Write out the material exactly, with the pictures left out.

Supplied data:
** START **

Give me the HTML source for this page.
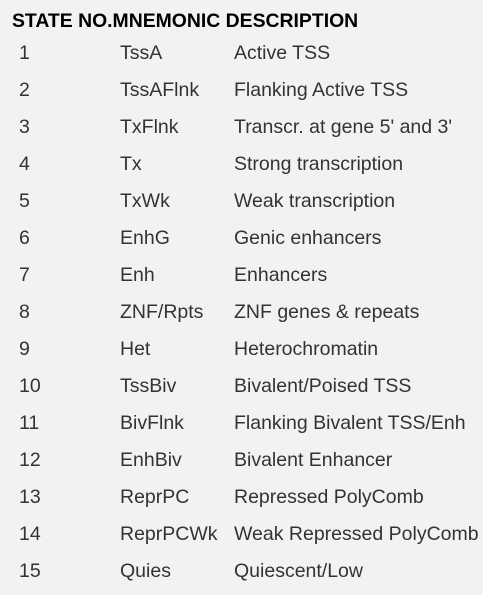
<!DOCTYPE html>
<html><head><style>
body{margin:0;width:483px;height:595px;background:#f2f2f2;position:relative;overflow:hidden;font-family:"Liberation Sans",Arial,sans-serif;}
.h{position:absolute;left:12px;top:10px;font-weight:bold;font-size:19.4px;color:#000;line-height:22px;white-space:nowrap;}
.r{position:absolute;left:0;height:24px;line-height:24px;font-size:19.5px;color:#333;white-space:nowrap;}
.r span{position:absolute;top:0;}
.a{left:19px}.b{left:120px}.c{left:234px}
</style></head><body>
<div class="h">STATE NO.MNEMONIC DESCRIPTION</div>
<div class="r" style="top:41px"><span class="a">1</span><span class="b">TssA</span><span class="c">Active TSS</span></div>
<div class="r" style="top:78px"><span class="a">2</span><span class="b">TssAFlnk</span><span class="c">Flanking Active TSS</span></div>
<div class="r" style="top:115px"><span class="a">3</span><span class="b">TxFlnk</span><span class="c">Transcr. at gene 5' and 3'</span></div>
<div class="r" style="top:152px"><span class="a">4</span><span class="b">Tx</span><span class="c">Strong transcription</span></div>
<div class="r" style="top:189px"><span class="a">5</span><span class="b">TxWk</span><span class="c">Weak transcription</span></div>
<div class="r" style="top:226px"><span class="a">6</span><span class="b">EnhG</span><span class="c">Genic enhancers</span></div>
<div class="r" style="top:263px"><span class="a">7</span><span class="b">Enh</span><span class="c">Enhancers</span></div>
<div class="r" style="top:300px"><span class="a">8</span><span class="b">ZNF/Rpts</span><span class="c">ZNF genes &amp; repeats</span></div>
<div class="r" style="top:337px"><span class="a">9</span><span class="b">Het</span><span class="c">Heterochromatin</span></div>
<div class="r" style="top:374px"><span class="a">10</span><span class="b">TssBiv</span><span class="c">Bivalent/Poised TSS</span></div>
<div class="r" style="top:411px"><span class="a">11</span><span class="b">BivFlnk</span><span class="c">Flanking Bivalent TSS/Enh</span></div>
<div class="r" style="top:448px"><span class="a">12</span><span class="b">EnhBiv</span><span class="c">Bivalent Enhancer</span></div>
<div class="r" style="top:485px"><span class="a">13</span><span class="b">ReprPC</span><span class="c">Repressed PolyComb</span></div>
<div class="r" style="top:522px"><span class="a">14</span><span class="b">ReprPCWk</span><span class="c">Weak Repressed PolyComb</span></div>
<div class="r" style="top:559px"><span class="a">15</span><span class="b">Quies</span><span class="c">Quiescent/Low</span></div>
</body></html>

** END **

Task response:
Give me the HTML source for this page.
<!DOCTYPE html>
<html><head><style>
body{margin:0;width:483px;height:595px;background:#f2f2f2;position:relative;overflow:hidden;font-family:"Liberation Sans",Arial,sans-serif;}
.h{position:absolute;left:12px;top:10px;font-weight:bold;font-size:19.4px;color:#000;line-height:22px;white-space:nowrap;}
.r{position:absolute;left:0;height:24px;line-height:24px;font-size:19.5px;color:#333;white-space:nowrap;}
.r span{position:absolute;top:0;}
.a{left:19px}.b{left:120px}.c{left:234px}
</style></head><body>
<div class="h">STATE NO.MNEMONIC DESCRIPTION</div>
<div class="r" style="top:41px"><span class="a">1</span><span class="b">TssA</span><span class="c">Active TSS</span></div>
<div class="r" style="top:78px"><span class="a">2</span><span class="b">TssAFlnk</span><span class="c">Flanking Active TSS</span></div>
<div class="r" style="top:115px"><span class="a">3</span><span class="b">TxFlnk</span><span class="c">Transcr. at gene 5' and 3'</span></div>
<div class="r" style="top:152px"><span class="a">4</span><span class="b">Tx</span><span class="c">Strong transcription</span></div>
<div class="r" style="top:189px"><span class="a">5</span><span class="b">TxWk</span><span class="c">Weak transcription</span></div>
<div class="r" style="top:226px"><span class="a">6</span><span class="b">EnhG</span><span class="c">Genic enhancers</span></div>
<div class="r" style="top:263px"><span class="a">7</span><span class="b">Enh</span><span class="c">Enhancers</span></div>
<div class="r" style="top:300px"><span class="a">8</span><span class="b">ZNF/Rpts</span><span class="c">ZNF genes &amp; repeats</span></div>
<div class="r" style="top:337px"><span class="a">9</span><span class="b">Het</span><span class="c">Heterochromatin</span></div>
<div class="r" style="top:374px"><span class="a">10</span><span class="b">TssBiv</span><span class="c">Bivalent/Poised TSS</span></div>
<div class="r" style="top:411px"><span class="a">11</span><span class="b">BivFlnk</span><span class="c">Flanking Bivalent TSS/Enh</span></div>
<div class="r" style="top:448px"><span class="a">12</span><span class="b">EnhBiv</span><span class="c">Bivalent Enhancer</span></div>
<div class="r" style="top:485px"><span class="a">13</span><span class="b">ReprPC</span><span class="c">Repressed PolyComb</span></div>
<div class="r" style="top:522px"><span class="a">14</span><span class="b">ReprPCWk</span><span class="c">Weak Repressed PolyComb</span></div>
<div class="r" style="top:559px"><span class="a">15</span><span class="b">Quies</span><span class="c">Quiescent/Low</span></div>
</body></html>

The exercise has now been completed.